Accused quadbike rider lands in court

By Amy Shanks, Anna Ferrick

Adam Rayner is accused of hitting a fox terrier puppy with his quad bike and has appeared in Hastings District Court. Photo/Thinkstock.
Adam Rayner is accused of hitting a fox terrier puppy with his quad bike and has appeared in Hastings District Court. Photo/Thinkstock.

A man has appeared in court facing a charge in relation to the death of a dog who was hit by a quadbike at Haumoana Beach earlier this month.

Adam Rayner, 28, who is facing one charge of dangerous driving, appeared in Hastings District Court yesterday and was remanded on bail without plea.
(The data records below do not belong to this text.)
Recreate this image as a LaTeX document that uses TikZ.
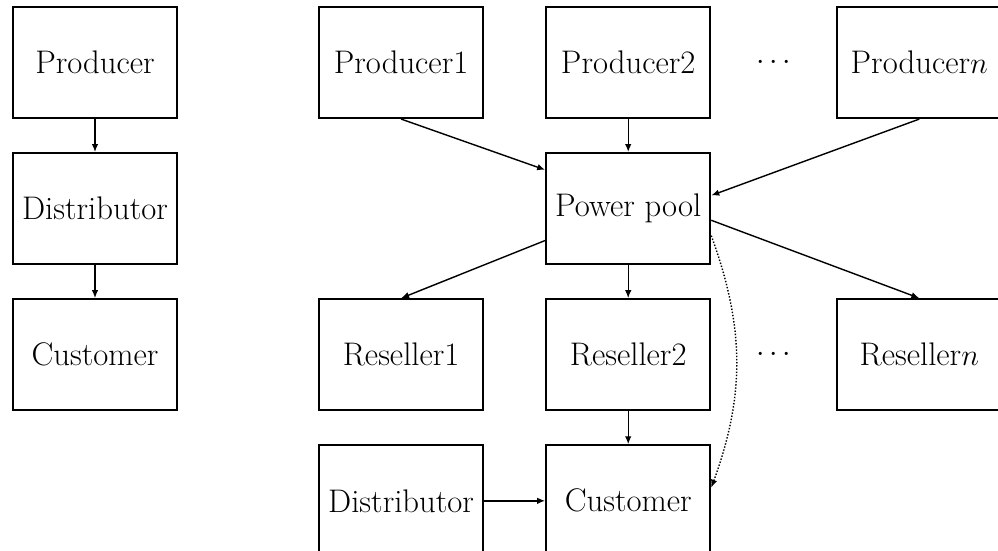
\documentclass[tikz,border=0pt]{standalone}
\usepackage{tikz}
\usetikzlibrary{positioning,calc,arrows.meta}
\begin{document}
\begin{tikzpicture}[
        node distance=0.66cm and 1.22cm,
        box/.style={rectangle, draw, line width=1.2pt, minimum width=3.28cm, minimum height=2.22cm, align=center, font=\fontsize{18.6}{22}\selectfont},
        arrow/.style={-{Latex[length=1.6mm,width=1.3mm]}, line width=0.8pt}
    ]
    \useasboundingbox (0,0) rectangle (19.96,-11.02);

    % Vertically integrated chain
    \node[box] (prod) at (1.9,-1.25) {Producer};
    \node[box, below=of prod] (dist) {Distributor};
    \node[box, below=of dist] (cust) {Customer};

    % Pool market
    \node[box, right=2.8cm of prod] (p1) {Producer1};
    \node[box, right=of p1] (p2) {Producer2};
    \node[box, right=2.5cm of p2] (pn) {Producer$n$};
    \node[font=\fontsize{18.6}{22}\selectfont] (pdots) at ($(p2.east)!0.5!(pn.west)$) {$\cdots$};

    \node[box, below=of p2] (pool) {Power pool};

    \node[box, below=of pool] (r2) {Reseller2};
    \node[box, left=of r2] (r1) {Reseller1};
    \node[box, right=2.5cm of r2] (rn) {Reseller$n$};
    \node[font=\fontsize{18.6}{22}\selectfont] (rdots) at ($(r2.east)!0.5!(rn.west)$) {$\cdots$};

    \node[box, below=of r2] (pcust) {Customer};
    \node[box, left=of pcust] (pdist) {Distributor};

    % Arrows
    \draw[arrow] (prod) -- (dist);
    \draw[arrow] (dist) -- (cust);

    \draw[arrow] (p1.south) -- (pool.155);
    \draw[arrow] (p2) -- (pool);
    \draw[arrow] (pn.south) -- (pool.9);

    \draw[arrow] (pool.201) -- (r1.north);
    \draw[arrow] (pool) -- (r2);
    \draw[arrow] (pool.-8) -- (rn.north);

    \draw[arrow] (r2) -- (pcust);
    \draw[arrow] (pdist) -- (pcust);
    \draw[arrow, densely dotted] (pool.-18) to[bend left=20] (pcust.9);

\end{tikzpicture}
\end{document}
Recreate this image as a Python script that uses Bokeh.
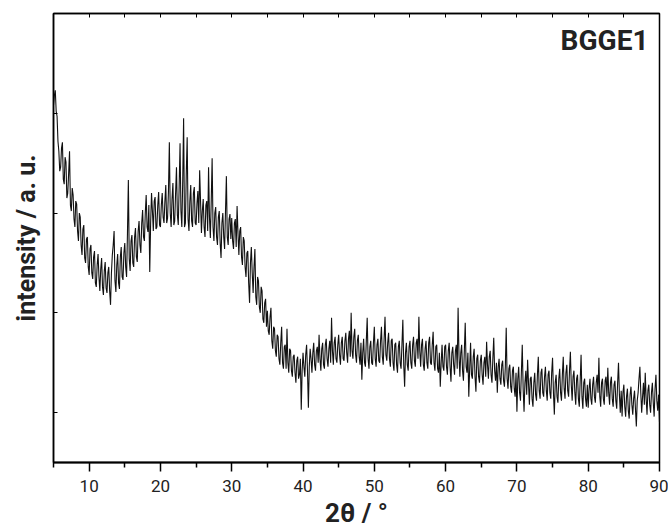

Rayner was charged early last week after a police investigation into the incident.

The dog's owner, Kay Hamilton, was walking along Haumoana beach on January 9 when Rosie, an 8-month-old miniature fox terrier, was hit by a quadbike allegedly driven at speed by Rayner. Rosie died from internal injuries.

Ms Hamilton told Hawke's Bay Today the bike was going "full throttle" at the time of the collision.
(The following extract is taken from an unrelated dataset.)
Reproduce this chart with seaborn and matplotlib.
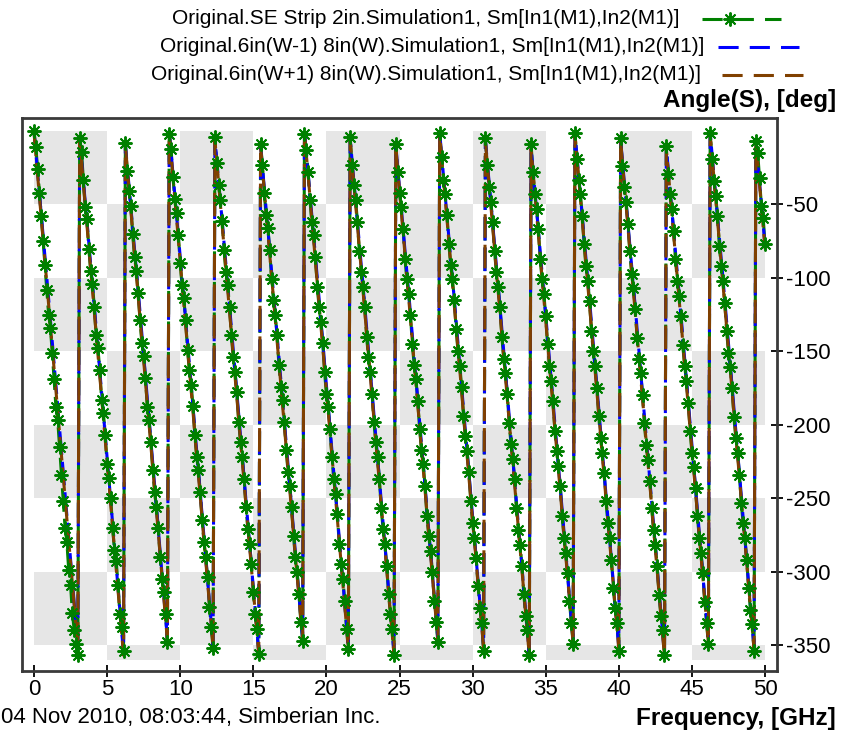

The stretch of beach where the dog was killed is a designated Hastings District Council (HDC) dogs off leash zone, and bikes on the beach were supposed to go no faster than 20km/h.
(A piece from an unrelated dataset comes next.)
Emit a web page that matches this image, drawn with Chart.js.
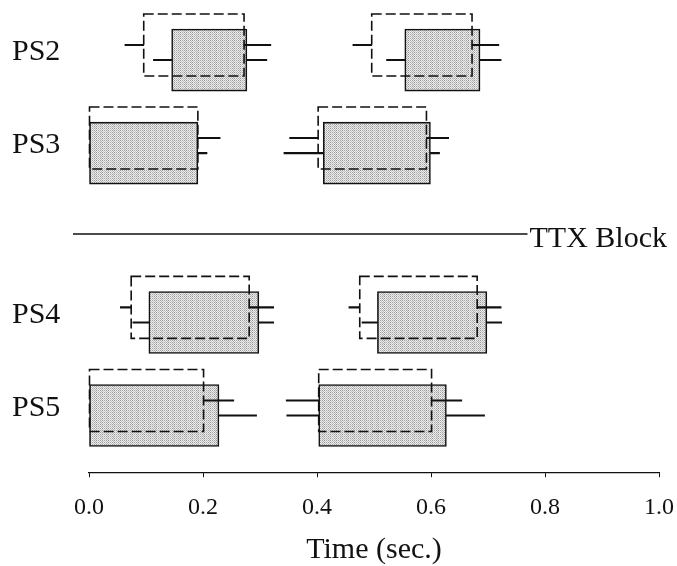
<!DOCTYPE html>
<html>
<head>
<meta charset="utf-8">
<script src="https://cdn.jsdelivr.net/npm/chart.js@4"></script>
<style>
  body { margin: 0; background: #fff; }
  #wrap { width: 677px; height: 566px; }
</style>
</head>
<body>
<div id="wrap"><canvas id="burstChart"></canvas></div>
<script>
// rows of the plot, top to bottom
const rows = ['PS2', 'PS3', 'PS4', 'PS5'];

// dashed outline: onset / offset of the two bursts per row (sec.)
const dashOnset  = [[0.096, 0.496], [0.000, 0.402], [0.074, 0.475], [0.000, 0.403]];
const dashOffset = [[0.272, 0.672], [0.191, 0.592], [0.281, 0.681], [0.201, 0.601]];
const dashOnsetSd  = [[0.033, 0.033], [0.000, 0.050], [0.019, 0.019], [0.000, 0.057]];
const dashOffsetSd = [[0.047, 0.047], [0.039, 0.039], [0.043, 0.042], [0.053, 0.053]];

// shaded box
const fillOnset  = [[0.145, 0.554], [0.000, 0.411], [0.105, 0.506], [0.000, 0.403]];
const fillOffset = [[0.277, 0.686], [0.191, 0.599], [0.298, 0.698], [0.228, 0.627]];
const fillOnsetSd  = [[0.032, 0.032], [0.000, 0.069], [0.028, 0.027], [0.000, 0.056]];
const fillOffsetSd = [[0.035, 0.037], [0.016, 0.016], [0.026, 0.026], [0.066, 0.067]];

const xTicks = [0, 0.2, 0.4, 0.6, 0.8, 1.0];

// layout of the rows on the hidden y scale
const ttxGap = 0.82;
const rowLevel = i => 1 + i + (i >= 2 ? ttxGap : 0);
const pairShift = 0.081;
const ttxLevel = 2.95;

const canvas = document.getElementById('burstChart');

function stipple() {
  const c = document.createElement('canvas');
  c.width = 6; c.height = 6;
  const g = c.getContext('2d');
  const shades = ['#959595', '#b5b5b5', '#a2a2a2', '#c2c2c2', '#aaaaaa', '#cccccc'];
  for (let i = 0; i < 6; i++) {
    for (let j = 0; j < 6; j++) {
      g.fillStyle = (i + j) % 2 ? '#ebebeb' : shades[(i * 2 + j * 3) % 6];
      g.fillRect(i, j, 1, 1);
    }
  }
  return canvas.getContext('2d').createPattern(c, 'repeat');
}

function boxes(on, off, shift) {
  const out = [];
  rows.forEach((r, i) => {
    on[i].forEach((s, k) => out.push({ y: rowLevel(i) + shift, x: [s, off[i][k]] }));
  });
  return out;
}

function whiskers() {
  const out = [];
  const add = (on, off, onSd, offSd, shift) => {
    rows.forEach((r, i) => {
      const y = rowLevel(i) + shift;
      on[i].forEach((s, k) => {
        if (onSd[i][k] > 0) out.push({ y, x: [s - onSd[i][k], s] });
        if (offSd[i][k] > 0) out.push({ y, x: [off[i][k], off[i][k] + offSd[i][k]] });
      });
    });
  };
  add(dashOnset, dashOffset, dashOnsetSd, dashOffsetSd, -pairShift);
  add(fillOnset, fillOffset, fillOnsetSd, fillOffsetSd, pairShift);
  return out;
}

const serif = '"Liberation Serif", "Times New Roman", serif';
Chart.defaults.font.family = serif;
Chart.defaults.color = '#111';

const overlay = {
  id: 'overlay',
  afterDatasetsDraw(chart) {
    const ctx = chart.ctx;
    ctx.save();
    // dashed outlines
    ctx.strokeStyle = '#111';
    ctx.lineWidth = 1.6;
    ctx.setLineDash([10, 4]);
    chart.getDatasetMeta(1).data.forEach(bar => {
      const p = bar.getProps(['x', 'y', 'base', 'height'], true);
      ctx.strokeRect(Math.min(p.x, p.base), p.y - p.height / 2, Math.abs(p.x - p.base), p.height);
    });
    ctx.setLineDash([]);
    // TTX block separator
    const yT = chart.scales.y.getPixelForValue(ttxLevel);
    ctx.font = '30px ' + serif;
    ctx.fillStyle = '#111';
    ctx.textAlign = 'right';
    ctx.textBaseline = 'alphabetic';
    const right = chart.width - 10;
    const w = ctx.measureText('TTX Block').width;
    ctx.fillText('TTX Block', right, yT + 13);
    ctx.lineWidth = 1.3;
    ctx.beginPath();
    ctx.moveTo(chart.chartArea.left - 16, yT);
    ctx.lineTo(right - w - 2, yT);
    ctx.stroke();
    ctx.restore();
  }
};

new Chart(canvas, {
  type: 'bar',
  data: {
    datasets: [
      { label: 'sd', data: whiskers(), backgroundColor: '#111', borderWidth: 0, barThickness: 1.4 },
      { label: 'dashed', data: boxes(dashOnset, dashOffset, -pairShift), backgroundColor: 'rgba(0,0,0,0)', borderWidth: 0, barThickness: 62 },
      { label: 'shaded', data: boxes(fillOnset, fillOffset, pairShift), backgroundColor: stipple(), borderColor: '#111', borderWidth: 1.6, borderSkipped: false, barThickness: 62 }
    ]
  },
  options: {
    indexAxis: 'y',
    responsive: true,
    maintainAspectRatio: false,
    animation: false,
    grouped: false,
    layout: { padding: { top: 6, left: 12, right: 18, bottom: 0 } },
    plugins: { legend: { display: false }, tooltip: { enabled: false } },
    scales: {
      x: {
        type: 'linear',
        min: 0,
        max: 1,
        afterBuildTicks: s => { s.ticks = xTicks.map(v => ({ value: v })); },
        afterFit: s => { s.paddingLeft = 0; s.paddingRight = 0; },
        ticks: { callback: v => v.toFixed(1), font: { size: 24 }, padding: 16, color: '#111', maxRotation: 0 },
        grid: { drawOnChartArea: false, drawTicks: true, tickLength: 5, color: '#111' },
        border: { display: true, color: '#111', width: 1.2 },
        title: { display: true, text: 'Time (sec.)', font: { size: 30 }, color: '#111', padding: { top: -6, bottom: -2 } }
      },
      y: {
        type: 'linear',
        reverse: true,
        min: 0.5,
        max: 5.51,
        offset: false,
        afterBuildTicks: s => { s.ticks = rows.map((r, i) => ({ value: rowLevel(i) })); },
        afterFit: s => { s.width = 77; s.paddingTop = 0; s.paddingBottom = 0; },
        ticks: { callback: (v, i) => rows[i], font: { size: 30 }, color: '#111', crossAlign: 'far', autoSkip: false },
        grid: { display: false },
        border: { display: false }
      }
    }
  },
  plugins: [overlay]
});
</script>
</body>
</html>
While the Hastings District Council did not have a bylaw in place banning the use of motorbikes on Haumoana beach, there is one which designates speed limits in various areas of the district. For beaches, that is a maximum of 20km/h.

Council's community safety manager Phil Evans confirmed Mrs Hamilton was allowed to be walking Rosie unrestrained on that stretch of beach.

"The area of Haumoana-Te Awanga beach from the mouth of the Tukituki River south to the boundary of the Clifton No2 camp ... Haumoana, is designated as an off-lead area for dogs," he said.

A TV3 news feature which aired recently brought home the reality that quadbikes were not an isolated issue, with a lack of helmets, speeding and overloading also posing problems at Waimarama Beach.

Last year, HDC enforced a ban at the southern end of the popular tourist spot during summer, where there are red flags monitored by lifeguards, but it was not well policed, locals said.

A charge of dangerous driving carries a maximum penalty of $4500 fine, or three months' imprisonment.